48. Looking ahead to the slow journey of getting old and weaker and courting death, but knowing it also comes with inching closer and closer to understanding
49. Stories I have left to tell
50. The thought of you reading this diary, writing your own pieces of joy in the comments for all of us to savor.
Until next week…
This was an amazing thing to find when I woke up this morning in my email. One of my pieces of joy is a schorching summer day, with the smell of the ocean or chlorine in your hair, ice cream in your hand, and the feeling of sun on your skin.
Or picking up your favorite book after a while and rereading it and loving it all over again, on a cold winter day drinking hot chocolate in a cozy reading chair.
Even when I'm reading somebody else's pieces of joy, this list feels like a warm embrace to me! How even the simplest things can bring sparks of joy to our life.

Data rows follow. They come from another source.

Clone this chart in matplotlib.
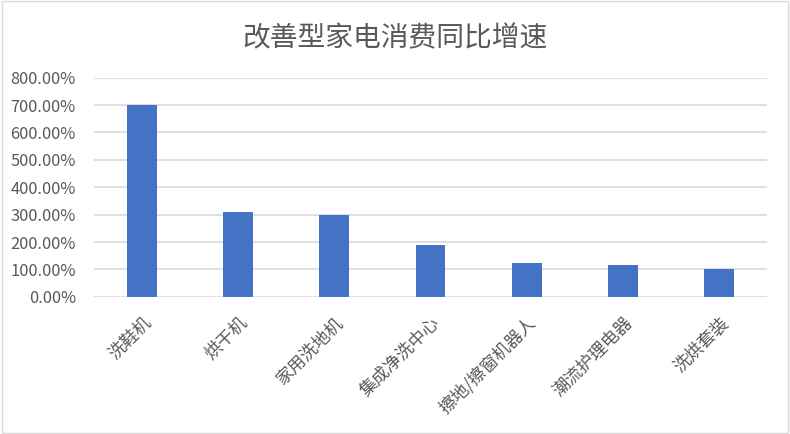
import matplotlib
matplotlib.use('Agg')
import matplotlib.pyplot as plt
from matplotlib.patches import Rectangle
from matplotlib.ticker import FuncFormatter

plt.rcParams['font.family'] = ['Noto Sans CJK SC', 'DejaVu Sans']

categories = ['洗鞋机', '烘干机', '家用洗地机', '集成净洗中心', '擦地/擦窗机器人', '潮流护理电器', '洗烘套装']
growth_pct = [700, 310, 300, 189, 123, 116, 101]
y_ticks = [0, 100, 200, 300, 400, 500, 600, 700, 800]

fig = plt.figure(figsize=(7.9, 4.34), dpi=100)
ax = fig.add_axes([0.119, 0.316, 0.852, 0.505])

x = range(len(categories))
ax.bar(x, growth_pct, width=0.31, color='#4472C4', zorder=3)

ax.set_xlim(-0.5, len(categories) - 0.5)
ax.set_ylim(0, 800)
ax.set_yticks(y_ticks)
ax.yaxis.set_major_formatter(FuncFormatter(lambda v, p: f'{v:.2f}%'))
ax.grid(axis='y', color='#D9D9D9', linewidth=1.2, zorder=0)
for s in ax.spines.values():
    s.set_visible(False)
ax.tick_params(axis='both', length=0, colors='#595959')
ax.tick_params(axis='y', pad=13, labelsize=11.8)

ax.set_xticks(list(x))
ax.set_xticklabels(categories, rotation=45, ha='right', rotation_mode='anchor')
ax.tick_params(axis='x', pad=12, labelsize=12.5)

fig.text(0.5, 0.912, '改善型家电消费同比增速', ha='center', va='center',
         fontsize=20, color='#595959')

fig.patches.append(Rectangle((0.002, 0.003), 0.996, 0.994, transform=fig.transFigure,
                             fill=False, edgecolor='#D9D9D9', linewidth=1))

fig.savefig('out.png', dpi=100)
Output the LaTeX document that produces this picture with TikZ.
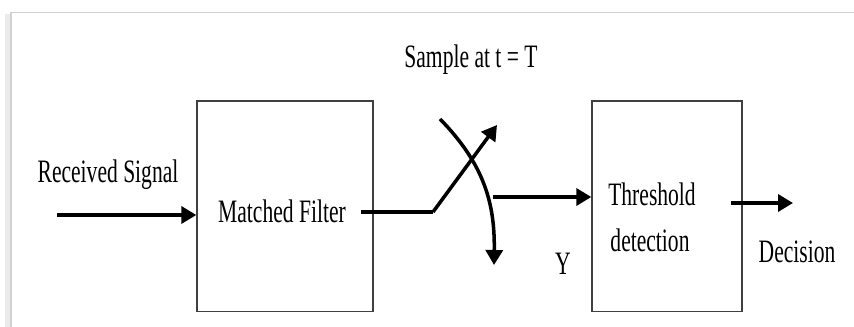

One of my little pieces of joy is re-visiting a book I haven't read for a while and discovering something that has always been there, yet somehow I forgot about! (and co-incidentally I have just re-discovered Beezle a few days ago too! I was totally one of the people who never remembered him)
And assembling pieces of a glass bottle (broken by accident, it happens sometimes) so that it looks like a bottle again - except with glue lines like the concept of kintsugi. I could never finish any because of shattered glass, but broken things mended always look more beautiful to me.
And I think MeTV sounds interesting! The concept art looks so cool. Hope we can know more about it someday!